En 1990, Ksor Cham a apporté cinq taëls d'or au marché de Lac Thiên, à Dak Lak, pour acheter Ya Tâu, une femelle. "Je voulais qu'elle devienne la partenaire de Bak Xôm, je l'a nommée alors Ya Tâu, cela veut dire +ma bru+", dit Ksor Cham. Le "couple" Bak Xôm -Ya Tâu vit ensemble pendant trois ans, mais Ya Tâu ne donne aucun petit. En 1993, Bak Xôm meurt de maladie. "Peut-être c'est parce que nous ne les avons pas laissé en forêt. Ils restaient avec des chaînes courtes, ils n'avaient pas les conditions idéales pour se reproduire.
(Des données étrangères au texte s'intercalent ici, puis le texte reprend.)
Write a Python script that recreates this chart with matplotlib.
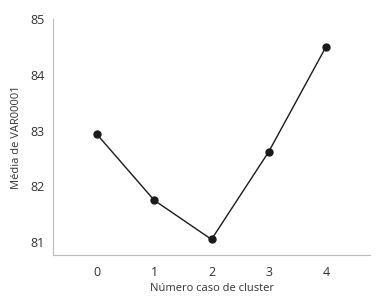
import matplotlib
matplotlib.use('Agg')
import matplotlib.pyplot as plt

plt.rcParams['font.family'] = ['Open Sans', 'DejaVu Sans']

clusters = [0, 1, 2, 3, 4]
means = [82.93, 81.75, 81.05, 82.62, 84.50]

fig = plt.figure(figsize=(3.78, 3.04), dpi=100)
ax = fig.add_axes([53 / 378, 1 - 255 / 304, 317 / 378, 236 / 304])
ax.plot(clusters, means, color='#1a1a1a', linewidth=1.0, marker='o', markersize=5)
ax.set_xlim(-0.77, 4.77)
ax.set_ylim(80.77, 85.0)
ax.set_xticks(clusters)
ax.set_yticks([81, 82, 83, 84, 85])
ax.tick_params(length=0, labelsize=9, colors='#333333')
ax.tick_params(axis='y', pad=6)
ax.tick_params(axis='x', pad=8)
for s in ['top', 'right']:
    ax.spines[s].set_visible(False)
for s in ['left', 'bottom']:
    ax.spines[s].set_color('#bbbbbb')
    ax.spines[s].set_linewidth(0.8)
ax.set_xlabel('Número caso de cluster', fontsize=8, color='#333333', labelpad=3)
ax.set_ylabel('Média de VAR00001', fontsize=8, color='#333333', labelpad=6)
fig.savefig('out.png', dpi=100)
Quand j'ai pris conscience de cette réalité, Bak Xôm n'était plus, c'est regrettable", avoue le dernier cornac.

Depuis ces dernières années, Ksor Cham a confié les travaux d'élevage de Ya Tâu à son beau-fils Ksor Aluh. Souvent, cet homme part loin en forêt avec son éléphant pour rechercher des aliments et des feuilles médicinales bénéfiques pour l'animal. Ksor Aluh ne revient à la maison qu'une fois par mois.

Comme son beau-père, Ksor Aluh considère l'éléphant comme un animal sacré, la fierté de la famille, de la communauté. Pour eux, le métier de cornac est l'identité culturelle de leur communauté, transmise par leurs ancêtres, il faut la conserver pour les générations futures. Ces réflexions ont aidé le dernier cornac de Gia Lai à bien garder Ya Tâu, bien qu'on lui ai déjà demandé de l'échanger contre une voiture de près d'un milliard de dôngs.

Cornac, un métier quasi disparu à Gia Lai

La province de Gia Lai comptait auparavant beaucoup d'éléphants sauvages. Les habitants de nombreux villages du chef-lieu de Nhon Hoà, district de Phu Puh, élevaient de nombreux animaux comme moyens de transport. Aujourd'hui, le métier de cornac à Nhon Hoà se perd. Cinquante éléphants dans les années 1970, 15 en 1993... Depuis 2007, plus personne n'élève d'éléphant.
Les habitants de Chu Mô ont élevé également des éléphants, mais moins qu'à Nhon Hoà. Ksor Cham est le dernier, avec sa vieille éléphante. Il est même le dernier cornac de Gia Lai, selon le directeur du Service de la culture, des sports et du tourisme de la province, Phan Xuân Vu.